この連続に、われ関せずを装いつつも、いつしか癖になりツボ化する。
駄目っぽい展開だと、前向き生真面目に大声で挑む。または、大声で諭す展開で畳みかける。
結論として、解った風で、解ってないことが快感になっていく。
他にも、勇者ヨシヒコ後のドラマでムロツヨシ、シソンヌ、本多力が出演した「 新解釈・日本史 」も同様の緩さだった。
しかし、数年後に大作扱いで公開された「 新解釈・三國志 」は同じ方向性ながらも、相当肩に力の入った力作で「 緩さ 」がユルく発生しているのではなく、無理矢理構築されていた次第。
同じく「 劇場版・今日から俺は!!」も同様の力みを感じたのは言うまでもない。
しかしながら、本作の酷評層は、劇場作品的なパワーの予定調和を求め過ぎたのではないだろうか。
要するに福田雄一への期待過多なのだ。
近年のハリウッド作品でも配給側の期待値から外れた場合、シリーズ系でも露骨な介入が入り、方向転換やシリーズ打ち切りが散見される。
本作の鑑賞。
いやいや福田雄一作品鑑賞の神髄は、イエスとブッダの立ち位置のようなもの。
予定調和追求型のイエスの期待はハズレまくる。
自然調和で彼我の涅槃に佇むブッタは敬われる。
承認欲求絶大なマーラーはアピール職人に。
絶大なパワーを持っていながら、孤高でいられる堕天使ルシファーは最期を締める。
このスタンスこそ「 達観 」で、福田雄一を理解するための必須事項。
何故に神々も悪魔も緩いのか?
それは、人類の求める信仰は神々にも悪魔にも向いてなく、個の求める欲望の先に在るモノに対してだけになっている現代だからだ。

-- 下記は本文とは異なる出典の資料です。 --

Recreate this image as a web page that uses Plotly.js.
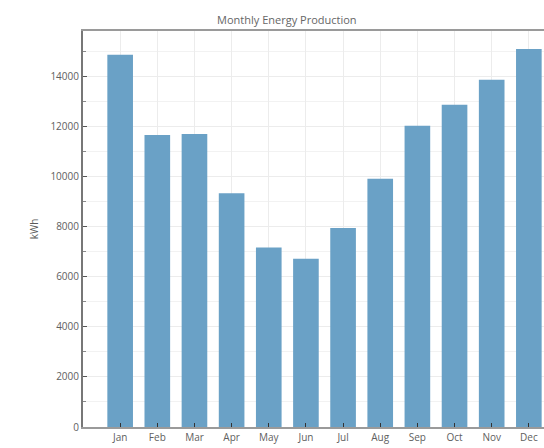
<!DOCTYPE html>
<html>
<head>
<meta charset="utf-8">
<script src="https://cdn.plot.ly/plotly-3.0.1.min.js"></script>
<style>
html,body{margin:0;padding:0;overflow:hidden;width:544px;height:448px;background:#fff;}
#chart{width:600px;height:448px;}
</style>
</head>
<body>
<div id="chart"></div>
<script>
const months = ["Jan","Feb","Mar","Apr","May","Jun","Jul","Aug","Sep","Oct","Nov","Dec"];
const production = [14870, 11670, 11710, 9340, 7170, 6720, 7950, 9920, 12030, 12870, 13870, 15100];
const chartTitle = "Monthly Energy Production";
const yTitle = "kWh";

const fontFam = "Open Sans, Noto Sans, sans-serif";
const trace = {
  type: "bar",
  x: months,
  y: production,
  marker: {color: "rgb(106,161,198)", line: {width: 0}},
  hoverinfo: "x+y"
};
const layout = {
  width: 600,
  height: 448,
  margin: {l: 83, r: 34, t: 31, b: 21},
  paper_bgcolor: "#ffffff",
  plot_bgcolor: "#ffffff",
  bargap: 0.31,
  showlegend: false,
  font: {family: fontFam, size: 11, color: "#5a5a5a"},
  title: {
    text: chartTitle,
    font: {family: fontFam, size: 11, color: "#666"},
    x: 0.422, xref: "paper", xanchor: "center",
    y: 1 - 20/448, yref: "container", yanchor: "middle"
  },
  xaxis: {
    type: "category",
    range: [-1, 12],
    showline: true, linecolor: "#9a9a9a", linewidth: 2, mirror: true,
    showgrid: true, gridcolor: "#ececec", gridwidth: 1,
    ticks: "inside", ticklen: 4, tickcolor: "#333", tickwidth: 1,
    tickfont: {family: fontFam, size: 10, color: "#606060"},
    fixedrange: true, zeroline: false
  },
  yaxis: {
    range: [0, 15820],
    dtick: 2000, tick0: 0,
    tickformat: "d",
    showline: true, linecolor: "#777", linewidth: 2,
    showgrid: true, gridcolor: "#ececec", gridwidth: 1,
    ticks: "inside", ticklen: 4, tickcolor: "#555",
    tickfont: {family: fontFam, size: 10, color: "#606060"},
    minor: {dtick: 1000, ticks: "inside", ticklen: 3, tickcolor: "#888", showgrid: true, gridcolor: "#f2f2f2"},
    zeroline: false,
    title: {text: yTitle, font: {family: fontFam, size: 10, color: "#5a5a5a"}, standoff: 10},
    fixedrange: true
  }
};
Plotly.newPlot("chart", [trace], layout, {displayModeBar: false, staticPlot: true});
</script>
</body>
</html>
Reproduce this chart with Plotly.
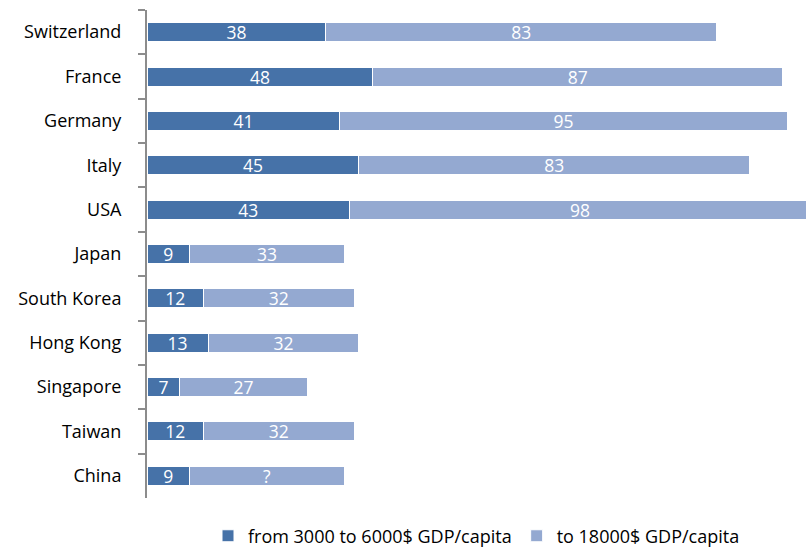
import plotly.graph_objects as go

countries = ["Switzerland", "France", "Germany", "Italy", "USA", "Japan",
             "South Korea", "Hong Kong", "Singapore", "Taiwan", "China"]
low = [38, 48, 41, 45, 43, 9, 12, 13, 7, 12, 9]
high = [83, 87, 95, 83, 98, 33, 32, 32, 27, 32, 33]
high_labels = ["83", "87", "95", "83", "98", "33", "32", "32", "27", "32", "?"]

font_family = "Open Sans, Lato, sans-serif"

fig = go.Figure()
fig.add_trace(go.Bar(
    y=countries, x=low, orientation="h",
    name="from 3000 to 6000$ GDP/capita",
    marker=dict(color="#4672A8", line=dict(color="white", width=1)),
    text=[str(v) for v in low], textposition="inside", insidetextanchor="middle",
    textangle=0, constraintext="none",
    textfont=dict(color="white", size=17.5, family=font_family),
    hoverinfo="skip",
))
fig.add_trace(go.Bar(
    y=countries, x=high, orientation="h",
    name="to 18000$ GDP/capita",
    marker=dict(color="#94A9D1", line=dict(color="white", width=1)),
    text=high_labels, textposition="inside", insidetextanchor="middle",
    textangle=0, constraintext="none",
    textfont=dict(color="white", size=17.5, family=font_family),
    hoverinfo="skip",
))

fig.update_layout(
    width=806, height=547,
    barmode="stack", bargap=0.57,
    margin=dict(l=147, r=0, t=10, b=49, autoexpand=False),
    plot_bgcolor="white", paper_bgcolor="white",
    font=dict(family=font_family, size=18, color="black"),
    showlegend=True,
    legend=dict(orientation="h", x=0.5, xanchor="center", y=0.02, yanchor="middle",
                yref="container", font=dict(size=18), traceorder="normal",
                itemwidth=30),
    xaxis=dict(range=[0, 140], showgrid=False, zeroline=False, showticklabels=False,
               showline=False, ticks=""),
    yaxis=dict(autorange="reversed", showgrid=False, showline=True,
               linecolor="#8C8C8C", linewidth=2, ticks="outside", ticklen=7,
               tickcolor="#8C8C8C", tickwidth=2, tickson="boundaries",
               ticklabelstandoff=20),
)

fig.write_html("out.html")
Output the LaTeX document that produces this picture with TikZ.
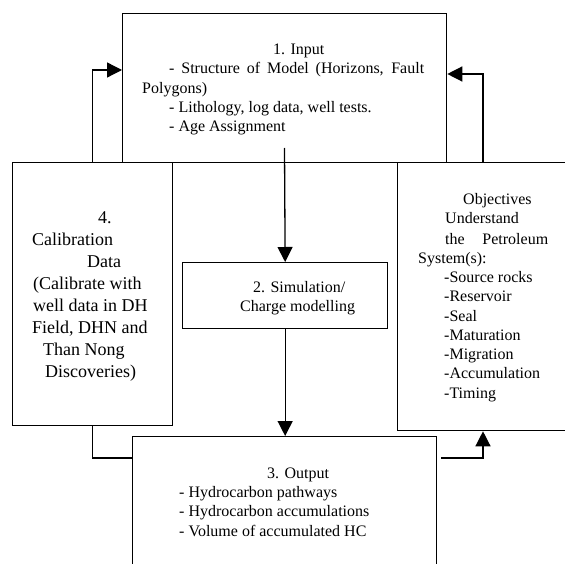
\documentclass[tikz,border=0pt]{standalone}
\usepackage{fontspec}
\setmainfont{Liberation Serif}
\usetikzlibrary{arrows.meta}
\begin{document}
\begin{tikzpicture}[x=1pt,y=-1pt,
  boxnode/.style={draw, line width=1.3pt, inner sep=0pt, anchor=north west},
  txt/.style={anchor=base west, inner sep=0pt, font=\fontsize{16}{19}\selectfont},
  caltxt/.style={anchor=base west, inner sep=0pt, font=\fontsize{18}{22}\selectfont},
  conn/.style={line width=1.3pt},
  arr/.style={conn, -{Triangle[length=15pt,width=15pt]}}]
\useasboundingbox (0,0) rectangle (565,564);
\begin{scope}
\clip (0,0) rectangle (565,564);
% boxes
\node[boxnode, minimum width=324pt, minimum height=149.3pt] (inp) at (122,12.7) {};
\node[boxnode, minimum width=160pt, minimum height=263pt] (cal) at (12,162) {};
\node[boxnode, minimum width=205pt, minimum height=66pt] (sim) at (182,262) {};
\node[boxnode, minimum width=304pt, minimum height=150pt] (out) at (132,436) {};
\node[boxnode, minimum width=200pt, minimum height=268pt] (obj) at (397,162) {};
% input text
\node[txt] (i1) at (273,55) {1. Input};
\node[txt] (i2) at (169,74) {\makebox[255pt][s]{- Structure of Model (Horizons, Fault}};
\node[txt] (i3) at (142,93.5) {Polygons)};
\node[txt] (i4) at (169,113) {- Lithology, log data, well tests.};
\node[txt] (i5) at (169,132) {- Age Assignment};
% calibration text
\node[caltxt] (c1) at (98,224) {4.};
\node[caltxt] (c2) at (32,246) {Calibration};
\node[caltxt] (c3) at (87,268) {Data};
\node[caltxt] (c4) at (33,289) {(Calibrate with};
\node[caltxt] (c5) at (33,311) {well data in DH};
\node[caltxt] (c6) at (32,333) {Field, DHN and};
\node[caltxt] (c7) at (43,355) {Than Nong};
\node[caltxt] (c8) at (45,377) {Discoveries)};
% simulation text
\node[txt] (s1) at (253,292) {2. Simulation/};
\node[txt] (s2) at (240,311) {Charge modelling};
% output text
\node[txt] (o1) at (267,478) {3. Output};
\node[txt] (o2) at (179,497) {- Hydrocarbon pathways};
\node[txt] (o3) at (179,516.5) {- Hydrocarbon accumulations};
\node[txt] (o4) at (179,536) {- Volume of accumulated HC};
% objectives text
\node[txt] (b1) at (463,205) {Objectives};
\node[txt] (b2) at (445,224) {Understand};
\node[txt] (b3) at (445,244) {\hbox to 103pt{the\hfill Petroleum}};
\node[txt] (b4) at (418,263) {System(s):};
\node[txt] (b5) at (444,282) {-Source rocks};
\node[txt] (b6) at (444,301) {-Reservoir};
\node[txt] (b7) at (444,321) {-Seal};
\node[txt] (b8) at (444,340) {-Maturation};
\node[txt] (b9) at (444,359) {-Migration};
\node[txt] (b10) at (444,378) {-Accumulation};
\node[txt] (b11) at (444,398) {-Timing};
% connectors
\coordinate (inpstart) at (284.5,148);
\coordinate (outright) at (441,458);
\draw[arr] (inpstart) -- (sim.north);
\draw[arr] (sim.south) -- (out.north -| sim.south);
\draw[arr] (cal.north -| 92.5,0) |- (inp.west |- 0,70);
\draw[arr] (obj.north -| 483,0) |- (inp.east |- 0,74);
\draw[conn] (out.west |- 0,458) -| (cal.south -| 92.5,0);
\draw[arr] (outright) -| (obj.south -| 483,0);
\end{scope}
\end{tikzpicture}
\end{document}
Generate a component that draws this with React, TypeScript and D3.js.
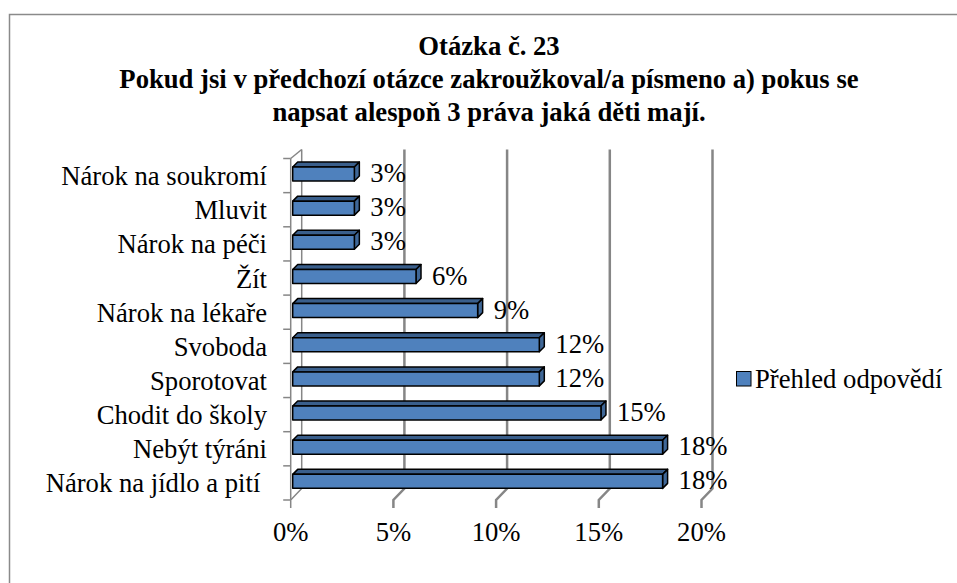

信仰の1つが「 笑い 」だとすれば、個人的承認欲求予定調和で事の可否判断を行う者は、世界森羅万象を純粋に楽しみ喜ぶ精神を喪失してしまってるのだろう。
人は誰でも、自分が主人公たる人生を省みる走馬灯ならば、ヒーローであり得たと思いたいじゃないか。
輝かしい思い出と共に旅立ちたいじゃないか。
しかも、イエスとブッダが協力してくれる幸福。
だから「 幸福な結末 」を人類に。
まとめ
偉そうに否定派の否定をしましたけれども。
単純な事を言います。
福田雄一監督の妙は「 ウケる 」ではなく「 ジワる 」
「 ジワる 」は「 ウケる 」よりも、心のツボに届く速度に個人差がある。
批判ばかりしていると、藤原竜也が黒いカバーのノートにアナタの名前を記載しちゃいますよ。